# [What the exercise asks]
List each line of the data that holds the word "code".

# [Data rows]
+ + + + +
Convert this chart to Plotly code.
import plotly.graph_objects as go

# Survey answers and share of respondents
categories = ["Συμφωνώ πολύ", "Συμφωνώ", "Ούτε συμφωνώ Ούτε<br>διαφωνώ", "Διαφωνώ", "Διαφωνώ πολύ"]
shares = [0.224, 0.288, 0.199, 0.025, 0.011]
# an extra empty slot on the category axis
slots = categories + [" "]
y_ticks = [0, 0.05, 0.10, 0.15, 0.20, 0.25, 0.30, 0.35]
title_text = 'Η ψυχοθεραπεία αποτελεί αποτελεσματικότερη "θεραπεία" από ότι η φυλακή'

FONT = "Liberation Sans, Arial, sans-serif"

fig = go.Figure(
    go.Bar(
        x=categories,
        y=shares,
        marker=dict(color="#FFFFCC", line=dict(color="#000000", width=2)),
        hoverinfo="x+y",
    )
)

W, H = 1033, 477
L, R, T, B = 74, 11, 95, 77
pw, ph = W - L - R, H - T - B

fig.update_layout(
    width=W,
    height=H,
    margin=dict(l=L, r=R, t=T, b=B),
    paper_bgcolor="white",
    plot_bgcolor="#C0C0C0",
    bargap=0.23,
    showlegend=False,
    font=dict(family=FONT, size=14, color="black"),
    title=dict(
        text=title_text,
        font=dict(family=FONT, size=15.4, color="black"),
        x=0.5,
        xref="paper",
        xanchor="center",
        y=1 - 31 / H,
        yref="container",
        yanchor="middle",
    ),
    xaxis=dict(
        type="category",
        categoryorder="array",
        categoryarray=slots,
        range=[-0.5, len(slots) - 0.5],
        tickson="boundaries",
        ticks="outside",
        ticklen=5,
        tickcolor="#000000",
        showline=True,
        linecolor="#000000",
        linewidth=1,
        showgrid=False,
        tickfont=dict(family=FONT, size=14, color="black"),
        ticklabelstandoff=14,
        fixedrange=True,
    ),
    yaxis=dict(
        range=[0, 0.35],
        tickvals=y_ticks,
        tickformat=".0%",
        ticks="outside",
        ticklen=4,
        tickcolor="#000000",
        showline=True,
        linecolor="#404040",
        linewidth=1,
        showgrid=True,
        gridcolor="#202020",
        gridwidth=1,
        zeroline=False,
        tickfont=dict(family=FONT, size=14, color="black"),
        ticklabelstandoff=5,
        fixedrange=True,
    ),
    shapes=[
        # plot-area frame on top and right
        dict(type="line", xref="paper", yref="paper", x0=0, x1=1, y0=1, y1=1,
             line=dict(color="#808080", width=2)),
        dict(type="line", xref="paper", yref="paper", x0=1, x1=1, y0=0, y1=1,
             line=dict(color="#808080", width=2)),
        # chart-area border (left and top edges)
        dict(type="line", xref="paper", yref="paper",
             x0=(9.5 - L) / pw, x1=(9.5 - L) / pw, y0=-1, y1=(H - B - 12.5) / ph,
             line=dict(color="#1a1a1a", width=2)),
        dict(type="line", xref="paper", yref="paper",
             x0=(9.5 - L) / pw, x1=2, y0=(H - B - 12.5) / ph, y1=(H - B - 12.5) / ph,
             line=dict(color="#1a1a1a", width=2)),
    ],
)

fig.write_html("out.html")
+ + + + +
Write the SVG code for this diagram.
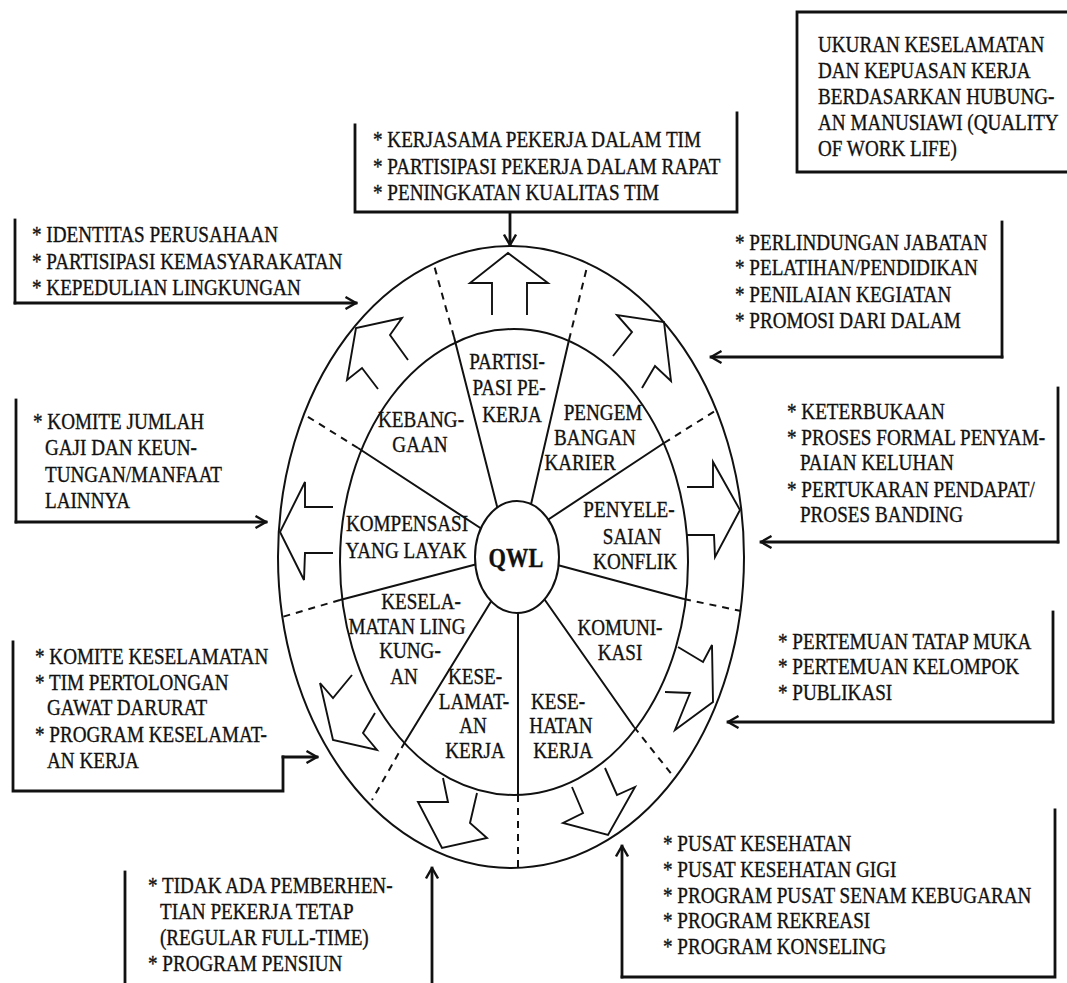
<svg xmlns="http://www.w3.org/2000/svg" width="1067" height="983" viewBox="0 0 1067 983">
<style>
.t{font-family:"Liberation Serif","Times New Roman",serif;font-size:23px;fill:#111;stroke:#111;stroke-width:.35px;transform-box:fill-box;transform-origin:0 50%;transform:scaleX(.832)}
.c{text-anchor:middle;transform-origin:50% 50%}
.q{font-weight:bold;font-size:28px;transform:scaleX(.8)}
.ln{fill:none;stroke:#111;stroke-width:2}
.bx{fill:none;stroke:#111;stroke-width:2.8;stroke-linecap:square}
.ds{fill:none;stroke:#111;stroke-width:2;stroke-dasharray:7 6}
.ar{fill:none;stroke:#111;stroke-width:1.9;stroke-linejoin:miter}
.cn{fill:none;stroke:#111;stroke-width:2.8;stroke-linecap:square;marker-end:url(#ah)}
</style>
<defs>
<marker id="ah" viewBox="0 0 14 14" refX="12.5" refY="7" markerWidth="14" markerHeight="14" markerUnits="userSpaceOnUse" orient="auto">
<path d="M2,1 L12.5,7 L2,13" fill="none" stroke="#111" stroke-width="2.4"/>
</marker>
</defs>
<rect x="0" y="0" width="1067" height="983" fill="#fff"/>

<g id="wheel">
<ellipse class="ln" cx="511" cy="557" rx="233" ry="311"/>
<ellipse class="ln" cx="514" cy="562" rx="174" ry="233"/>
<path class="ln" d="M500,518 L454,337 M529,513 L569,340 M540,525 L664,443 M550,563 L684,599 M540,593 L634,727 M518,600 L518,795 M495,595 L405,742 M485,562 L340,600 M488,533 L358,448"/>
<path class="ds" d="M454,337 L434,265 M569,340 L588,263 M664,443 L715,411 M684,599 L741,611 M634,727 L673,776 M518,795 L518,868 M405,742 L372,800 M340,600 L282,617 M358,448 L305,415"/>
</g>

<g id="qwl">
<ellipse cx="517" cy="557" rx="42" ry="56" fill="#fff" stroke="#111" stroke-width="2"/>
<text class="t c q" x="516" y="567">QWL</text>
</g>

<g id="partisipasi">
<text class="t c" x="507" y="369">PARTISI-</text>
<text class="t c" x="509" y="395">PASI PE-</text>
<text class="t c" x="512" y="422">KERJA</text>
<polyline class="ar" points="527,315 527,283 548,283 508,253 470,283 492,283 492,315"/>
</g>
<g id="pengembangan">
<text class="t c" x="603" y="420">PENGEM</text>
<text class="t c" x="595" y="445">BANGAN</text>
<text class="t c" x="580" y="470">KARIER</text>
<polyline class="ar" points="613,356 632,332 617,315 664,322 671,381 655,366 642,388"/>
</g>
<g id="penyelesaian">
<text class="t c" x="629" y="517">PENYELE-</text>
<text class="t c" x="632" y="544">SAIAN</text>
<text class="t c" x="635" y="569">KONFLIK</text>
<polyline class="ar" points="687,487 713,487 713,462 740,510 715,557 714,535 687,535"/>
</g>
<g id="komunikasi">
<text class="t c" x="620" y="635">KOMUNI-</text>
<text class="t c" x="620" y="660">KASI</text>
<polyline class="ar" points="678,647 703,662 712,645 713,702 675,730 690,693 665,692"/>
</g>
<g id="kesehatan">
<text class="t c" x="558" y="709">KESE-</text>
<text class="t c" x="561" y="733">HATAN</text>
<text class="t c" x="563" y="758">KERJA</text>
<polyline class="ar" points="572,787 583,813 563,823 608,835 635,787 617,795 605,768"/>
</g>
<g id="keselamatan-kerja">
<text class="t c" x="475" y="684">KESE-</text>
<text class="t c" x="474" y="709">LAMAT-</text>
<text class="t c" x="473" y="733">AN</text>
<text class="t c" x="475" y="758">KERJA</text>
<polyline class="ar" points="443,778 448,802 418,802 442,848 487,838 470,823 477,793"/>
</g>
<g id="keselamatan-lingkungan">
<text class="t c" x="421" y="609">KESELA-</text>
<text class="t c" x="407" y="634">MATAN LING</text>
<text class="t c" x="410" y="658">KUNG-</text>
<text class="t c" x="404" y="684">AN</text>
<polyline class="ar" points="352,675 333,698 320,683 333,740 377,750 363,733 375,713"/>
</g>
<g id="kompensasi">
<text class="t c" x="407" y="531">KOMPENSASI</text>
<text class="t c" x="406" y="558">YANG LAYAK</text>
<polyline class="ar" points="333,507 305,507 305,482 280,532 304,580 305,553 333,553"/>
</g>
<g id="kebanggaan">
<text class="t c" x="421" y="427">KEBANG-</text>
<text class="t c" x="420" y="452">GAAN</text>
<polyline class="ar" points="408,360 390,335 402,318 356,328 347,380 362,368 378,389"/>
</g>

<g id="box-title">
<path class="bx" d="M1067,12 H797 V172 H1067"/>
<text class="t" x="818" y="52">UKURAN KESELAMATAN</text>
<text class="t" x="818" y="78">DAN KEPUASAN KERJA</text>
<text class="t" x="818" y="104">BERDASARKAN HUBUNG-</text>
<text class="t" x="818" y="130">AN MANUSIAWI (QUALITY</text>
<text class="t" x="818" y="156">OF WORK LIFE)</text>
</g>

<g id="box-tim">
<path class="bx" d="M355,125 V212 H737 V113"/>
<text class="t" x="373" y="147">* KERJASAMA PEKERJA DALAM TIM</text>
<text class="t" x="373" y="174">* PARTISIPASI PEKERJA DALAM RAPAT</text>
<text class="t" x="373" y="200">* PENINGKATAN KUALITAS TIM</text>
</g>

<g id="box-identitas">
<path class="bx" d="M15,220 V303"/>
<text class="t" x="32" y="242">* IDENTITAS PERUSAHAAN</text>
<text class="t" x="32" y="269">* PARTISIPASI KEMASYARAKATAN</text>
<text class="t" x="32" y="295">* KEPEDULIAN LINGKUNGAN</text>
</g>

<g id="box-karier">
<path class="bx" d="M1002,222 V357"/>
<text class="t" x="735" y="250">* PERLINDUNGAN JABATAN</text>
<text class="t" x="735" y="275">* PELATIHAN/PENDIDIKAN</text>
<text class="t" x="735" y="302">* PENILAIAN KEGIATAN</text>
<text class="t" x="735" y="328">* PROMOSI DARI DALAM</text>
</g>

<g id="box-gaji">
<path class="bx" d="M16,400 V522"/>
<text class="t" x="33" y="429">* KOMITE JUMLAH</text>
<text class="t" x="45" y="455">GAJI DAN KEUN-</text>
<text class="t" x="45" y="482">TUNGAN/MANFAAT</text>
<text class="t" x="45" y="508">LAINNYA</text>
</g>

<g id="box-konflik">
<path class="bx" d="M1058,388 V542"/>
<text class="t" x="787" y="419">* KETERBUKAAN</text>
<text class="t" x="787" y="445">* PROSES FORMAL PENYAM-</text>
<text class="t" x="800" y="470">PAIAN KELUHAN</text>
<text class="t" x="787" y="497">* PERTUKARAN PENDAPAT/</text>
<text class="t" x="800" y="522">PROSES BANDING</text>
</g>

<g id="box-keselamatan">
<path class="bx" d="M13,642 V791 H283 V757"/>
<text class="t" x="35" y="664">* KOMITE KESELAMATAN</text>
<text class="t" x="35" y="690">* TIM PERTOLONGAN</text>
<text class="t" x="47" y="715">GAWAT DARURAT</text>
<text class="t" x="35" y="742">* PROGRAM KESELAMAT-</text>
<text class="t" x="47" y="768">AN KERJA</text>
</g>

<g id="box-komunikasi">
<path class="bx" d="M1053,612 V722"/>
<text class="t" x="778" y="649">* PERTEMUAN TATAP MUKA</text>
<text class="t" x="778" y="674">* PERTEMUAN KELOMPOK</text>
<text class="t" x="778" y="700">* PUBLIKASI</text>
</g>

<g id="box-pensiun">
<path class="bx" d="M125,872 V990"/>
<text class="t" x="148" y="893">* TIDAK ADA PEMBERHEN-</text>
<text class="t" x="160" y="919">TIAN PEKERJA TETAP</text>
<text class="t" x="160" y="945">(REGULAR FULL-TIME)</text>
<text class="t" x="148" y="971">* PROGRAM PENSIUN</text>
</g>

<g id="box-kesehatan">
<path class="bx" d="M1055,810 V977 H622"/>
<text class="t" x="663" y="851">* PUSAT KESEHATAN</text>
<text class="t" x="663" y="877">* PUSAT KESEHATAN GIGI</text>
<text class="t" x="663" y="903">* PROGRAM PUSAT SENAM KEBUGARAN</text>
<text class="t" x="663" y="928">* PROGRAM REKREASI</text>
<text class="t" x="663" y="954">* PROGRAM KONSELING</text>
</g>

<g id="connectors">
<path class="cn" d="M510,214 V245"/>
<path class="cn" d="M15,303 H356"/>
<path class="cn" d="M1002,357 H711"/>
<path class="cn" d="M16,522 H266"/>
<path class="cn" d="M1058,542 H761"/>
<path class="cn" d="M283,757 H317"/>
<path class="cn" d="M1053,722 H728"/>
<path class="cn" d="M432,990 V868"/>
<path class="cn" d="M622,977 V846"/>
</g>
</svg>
+ + + + +
# [Solution to the exercise]
Convert this chart to Plotly code.
Write the SVG code for this diagram.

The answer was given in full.